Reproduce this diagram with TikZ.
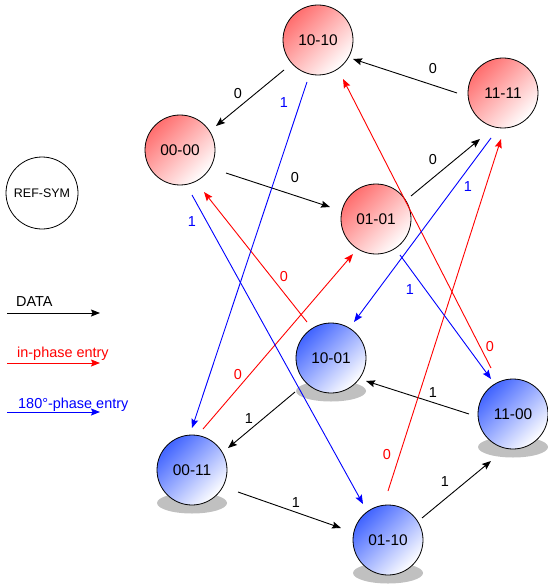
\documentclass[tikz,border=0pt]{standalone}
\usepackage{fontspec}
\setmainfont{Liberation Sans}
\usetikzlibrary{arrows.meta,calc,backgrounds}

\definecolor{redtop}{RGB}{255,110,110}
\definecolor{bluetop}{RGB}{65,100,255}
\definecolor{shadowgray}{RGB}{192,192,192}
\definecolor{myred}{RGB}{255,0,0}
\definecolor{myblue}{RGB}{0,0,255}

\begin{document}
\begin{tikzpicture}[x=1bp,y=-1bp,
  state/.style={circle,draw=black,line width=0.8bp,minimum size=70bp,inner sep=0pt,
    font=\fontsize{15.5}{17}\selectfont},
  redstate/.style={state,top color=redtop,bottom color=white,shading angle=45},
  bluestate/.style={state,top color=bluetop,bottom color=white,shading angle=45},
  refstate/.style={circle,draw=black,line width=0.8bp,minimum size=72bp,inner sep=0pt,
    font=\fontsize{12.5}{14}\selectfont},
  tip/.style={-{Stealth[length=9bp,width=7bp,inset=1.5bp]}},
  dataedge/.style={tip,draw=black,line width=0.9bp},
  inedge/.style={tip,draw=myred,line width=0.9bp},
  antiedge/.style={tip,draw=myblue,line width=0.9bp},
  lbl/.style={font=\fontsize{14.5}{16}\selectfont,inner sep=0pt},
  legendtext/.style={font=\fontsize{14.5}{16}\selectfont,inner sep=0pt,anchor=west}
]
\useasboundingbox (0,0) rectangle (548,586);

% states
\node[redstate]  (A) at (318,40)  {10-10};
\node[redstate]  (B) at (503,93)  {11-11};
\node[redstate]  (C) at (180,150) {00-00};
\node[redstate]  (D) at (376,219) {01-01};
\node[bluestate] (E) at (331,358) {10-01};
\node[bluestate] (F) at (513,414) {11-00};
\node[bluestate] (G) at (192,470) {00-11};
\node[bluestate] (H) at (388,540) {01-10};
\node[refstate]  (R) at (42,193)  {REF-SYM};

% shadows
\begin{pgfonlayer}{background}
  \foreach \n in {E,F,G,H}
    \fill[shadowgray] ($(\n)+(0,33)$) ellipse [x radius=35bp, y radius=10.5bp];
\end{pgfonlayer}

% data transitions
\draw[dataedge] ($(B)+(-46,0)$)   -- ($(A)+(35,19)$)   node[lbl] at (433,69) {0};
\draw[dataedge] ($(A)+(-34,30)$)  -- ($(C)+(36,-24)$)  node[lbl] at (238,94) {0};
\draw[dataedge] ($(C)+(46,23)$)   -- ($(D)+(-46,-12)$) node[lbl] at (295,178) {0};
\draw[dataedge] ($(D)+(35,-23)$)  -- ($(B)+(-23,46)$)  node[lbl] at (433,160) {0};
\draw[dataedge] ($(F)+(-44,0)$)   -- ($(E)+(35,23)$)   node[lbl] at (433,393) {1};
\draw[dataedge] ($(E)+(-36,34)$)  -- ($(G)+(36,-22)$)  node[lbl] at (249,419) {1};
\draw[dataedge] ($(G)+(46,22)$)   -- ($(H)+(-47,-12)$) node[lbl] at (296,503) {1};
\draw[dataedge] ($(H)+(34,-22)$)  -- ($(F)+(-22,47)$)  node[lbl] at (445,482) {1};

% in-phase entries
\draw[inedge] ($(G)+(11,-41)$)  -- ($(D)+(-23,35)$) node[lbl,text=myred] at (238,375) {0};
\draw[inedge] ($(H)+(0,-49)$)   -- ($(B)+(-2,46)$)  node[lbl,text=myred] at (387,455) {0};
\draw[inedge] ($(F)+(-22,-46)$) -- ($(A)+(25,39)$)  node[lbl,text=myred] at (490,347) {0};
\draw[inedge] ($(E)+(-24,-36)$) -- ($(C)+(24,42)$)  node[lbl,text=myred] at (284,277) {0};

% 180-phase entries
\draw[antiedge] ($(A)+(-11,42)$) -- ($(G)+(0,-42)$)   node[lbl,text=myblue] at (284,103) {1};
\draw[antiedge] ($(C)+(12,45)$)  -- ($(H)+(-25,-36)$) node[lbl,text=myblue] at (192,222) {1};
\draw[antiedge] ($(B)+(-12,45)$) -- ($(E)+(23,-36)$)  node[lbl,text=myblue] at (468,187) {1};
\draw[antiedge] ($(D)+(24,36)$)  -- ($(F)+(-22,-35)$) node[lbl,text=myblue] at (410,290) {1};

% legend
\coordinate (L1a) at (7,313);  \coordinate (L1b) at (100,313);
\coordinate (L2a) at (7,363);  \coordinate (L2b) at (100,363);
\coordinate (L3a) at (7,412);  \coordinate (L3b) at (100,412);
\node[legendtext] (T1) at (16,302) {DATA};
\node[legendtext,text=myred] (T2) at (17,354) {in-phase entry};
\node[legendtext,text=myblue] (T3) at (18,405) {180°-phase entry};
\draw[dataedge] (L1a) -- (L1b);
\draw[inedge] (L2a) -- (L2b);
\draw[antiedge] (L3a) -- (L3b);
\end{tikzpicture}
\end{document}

——————————

Copy out each line exactly, without the pictures.

EXERCISE ANSWER
Reproduce this diagram with TikZ.
\documentclass[tikz,border=0pt]{standalone}
\usepackage{fontspec}
\setmainfont{Liberation Sans}
\usetikzlibrary{arrows.meta,calc,backgrounds}

\definecolor{redtop}{RGB}{255,110,110}
\definecolor{bluetop}{RGB}{65,100,255}
\definecolor{shadowgray}{RGB}{192,192,192}
\definecolor{myred}{RGB}{255,0,0}
\definecolor{myblue}{RGB}{0,0,255}

\begin{document}
\begin{tikzpicture}[x=1bp,y=-1bp,
  state/.style={circle,draw=black,line width=0.8bp,minimum size=70bp,inner sep=0pt,
    font=\fontsize{15.5}{17}\selectfont},
  redstate/.style={state,top color=redtop,bottom color=white,shading angle=45},
  bluestate/.style={state,top color=bluetop,bottom color=white,shading angle=45},
  refstate/.style={circle,draw=black,line width=0.8bp,minimum size=72bp,inner sep=0pt,
    font=\fontsize{12.5}{14}\selectfont},
  tip/.style={-{Stealth[length=9bp,width=7bp,inset=1.5bp]}},
  dataedge/.style={tip,draw=black,line width=0.9bp},
  inedge/.style={tip,draw=myred,line width=0.9bp},
  antiedge/.style={tip,draw=myblue,line width=0.9bp},
  lbl/.style={font=\fontsize{14.5}{16}\selectfont,inner sep=0pt},
  legendtext/.style={font=\fontsize{14.5}{16}\selectfont,inner sep=0pt,anchor=west}
]
\useasboundingbox (0,0) rectangle (548,586);

% states
\node[redstate]  (A) at (318,40)  {10-10};
\node[redstate]  (B) at (503,93)  {11-11};
\node[redstate]  (C) at (180,150) {00-00};
\node[redstate]  (D) at (376,219) {01-01};
\node[bluestate] (E) at (331,358) {10-01};
\node[bluestate] (F) at (513,414) {11-00};
\node[bluestate] (G) at (192,470) {00-11};
\node[bluestate] (H) at (388,540) {01-10};
\node[refstate]  (R) at (42,193)  {REF-SYM};

% shadows
\begin{pgfonlayer}{background}
  \foreach \n in {E,F,G,H}
    \fill[shadowgray] ($(\n)+(0,33)$) ellipse [x radius=35bp, y radius=10.5bp];
\end{pgfonlayer}

% data transitions
\draw[dataedge] ($(B)+(-46,0)$)   -- ($(A)+(35,19)$)   node[lbl] at (433,69) {0};
\draw[dataedge] ($(A)+(-34,30)$)  -- ($(C)+(36,-24)$)  node[lbl] at (238,94) {0};
\draw[dataedge] ($(C)+(46,23)$)   -- ($(D)+(-46,-12)$) node[lbl] at (295,178) {0};
\draw[dataedge] ($(D)+(35,-23)$)  -- ($(B)+(-23,46)$)  node[lbl] at (433,160) {0};
\draw[dataedge] ($(F)+(-44,0)$)   -- ($(E)+(35,23)$)   node[lbl] at (433,393) {1};
\draw[dataedge] ($(E)+(-36,34)$)  -- ($(G)+(36,-22)$)  node[lbl] at (249,419) {1};
\draw[dataedge] ($(G)+(46,22)$)   -- ($(H)+(-47,-12)$) node[lbl] at (296,503) {1};
\draw[dataedge] ($(H)+(34,-22)$)  -- ($(F)+(-22,47)$)  node[lbl] at (445,482) {1};

% in-phase entries
\draw[inedge] ($(G)+(11,-41)$)  -- ($(D)+(-23,35)$) node[lbl,text=myred] at (238,375) {0};
\draw[inedge] ($(H)+(0,-49)$)   -- ($(B)+(-2,46)$)  node[lbl,text=myred] at (387,455) {0};
\draw[inedge] ($(F)+(-22,-46)$) -- ($(A)+(25,39)$)  node[lbl,text=myred] at (490,347) {0};
\draw[inedge] ($(E)+(-24,-36)$) -- ($(C)+(24,42)$)  node[lbl,text=myred] at (284,277) {0};

% 180-phase entries
\draw[antiedge] ($(A)+(-11,42)$) -- ($(G)+(0,-42)$)   node[lbl,text=myblue] at (284,103) {1};
\draw[antiedge] ($(C)+(12,45)$)  -- ($(H)+(-25,-36)$) node[lbl,text=myblue] at (192,222) {1};
\draw[antiedge] ($(B)+(-12,45)$) -- ($(E)+(23,-36)$)  node[lbl,text=myblue] at (468,187) {1};
\draw[antiedge] ($(D)+(24,36)$)  -- ($(F)+(-22,-35)$) node[lbl,text=myblue] at (410,290) {1};

% legend
\coordinate (L1a) at (7,313);  \coordinate (L1b) at (100,313);
\coordinate (L2a) at (7,363);  \coordinate (L2b) at (100,363);
\coordinate (L3a) at (7,412);  \coordinate (L3b) at (100,412);
\node[legendtext] (T1) at (16,302) {DATA};
\node[legendtext,text=myred] (T2) at (17,354) {in-phase entry};
\node[legendtext,text=myblue] (T3) at (18,405) {180°-phase entry};
\draw[dataedge] (L1a) -- (L1b);
\draw[inedge] (L2a) -- (L2b);
\draw[antiedge] (L3a) -- (L3b);
\end{tikzpicture}
\end{document}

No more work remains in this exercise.